MeshFlow#

The full implementation of MeshFlow is available on the DSG-Applications repository.

../_images/duck_distrib.svg — Visual representation of MeshFlow. Noise samples, \(\mathbf{p}_i\), are displaced via our \(K\)-step exponential map according to the directions dictated by our learnable static vector field, \(\mathbf{v}_\theta\). The end-points, \(\hat{\mathbf{q}}_i\), are compared with the OT-coupled training samples, \(\mathbf{q}_{\sigma(i)}\), using a squared biharmonic distance function \(d_{BH}^2\).#

By utilizing the differentiable exponential map, MeshFlow learns a stationary vector field to transport points from a base noise distribution to a target data distribution entirely on the manifold.

The method relies on the Geodesic Finite Differences (GFD) differentiation scheme to enable back-propagation through both point positions and vectors. Since the straightest geodesics algorithm naturally follows straight paths, MeshFlow breaks the trajectory into multiple discrete steps to allow for curved paths on the manifold.

Mathematical Formulation#

The objective of MeshFlow is to optimize a time-invariant vector field by comparing transported samples against data samples using point-wise correspondences.

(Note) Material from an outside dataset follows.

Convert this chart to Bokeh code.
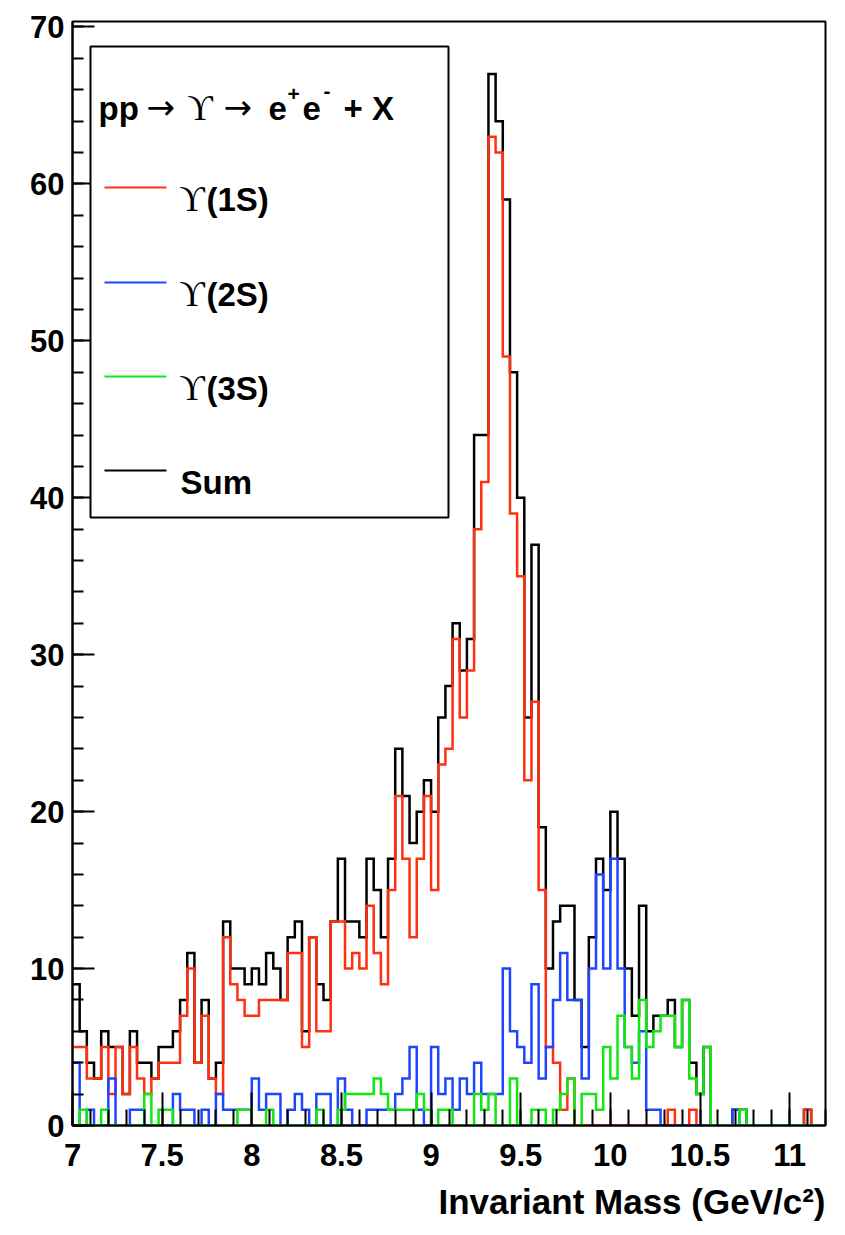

\[\mathcal{L}(\theta) = \frac{1}{B}\sum_{i=1}^{B} d_{BH}^{2}\big( \operatorname{Exp}_{p_{i}}^{\bigcirc K}(v_{\theta}), q_{\sigma(i)} \big)\]

Where:

\(B\) is the batch size.
\(p_{i}\) represents initial samples drawn from a uniform base distribution over the mesh \(\mathcal{U}(\mathcal{M})\).
\(q_{i}\) represents samples drawn from the target distribution \(\mathcal{Q}(\mathcal{M})\).
\(d_{BH}\) represents the biharmonic distance, used as a computationally efficient surrogate for the true geodesic distance.
\(\sigma\) is a permutation of \([1, B]\) that represents the Optimal Transport (OT) coupling for the batch.
\(\operatorname{Exp}^{\bigcirc K}\) represents the \(K\)-step exponential map, which iteratively breaks the trajectory into multiple steps to enable non-straightest curves on the mesh \(\mathcal{M}\).
\(v_{\theta}\) is the learned static vector field parameterized by a neural network.

Implementation#

To implement this, the neural network uses a Multi-Layer Perceptron (MLP) that takes the 3D position of the samples as input and outputs the corresponding tangent vector. Because the differentiable exponential map operates intrinsically, it allows points to move directly along the surface of the mesh without introducing any projection errors during the transport process.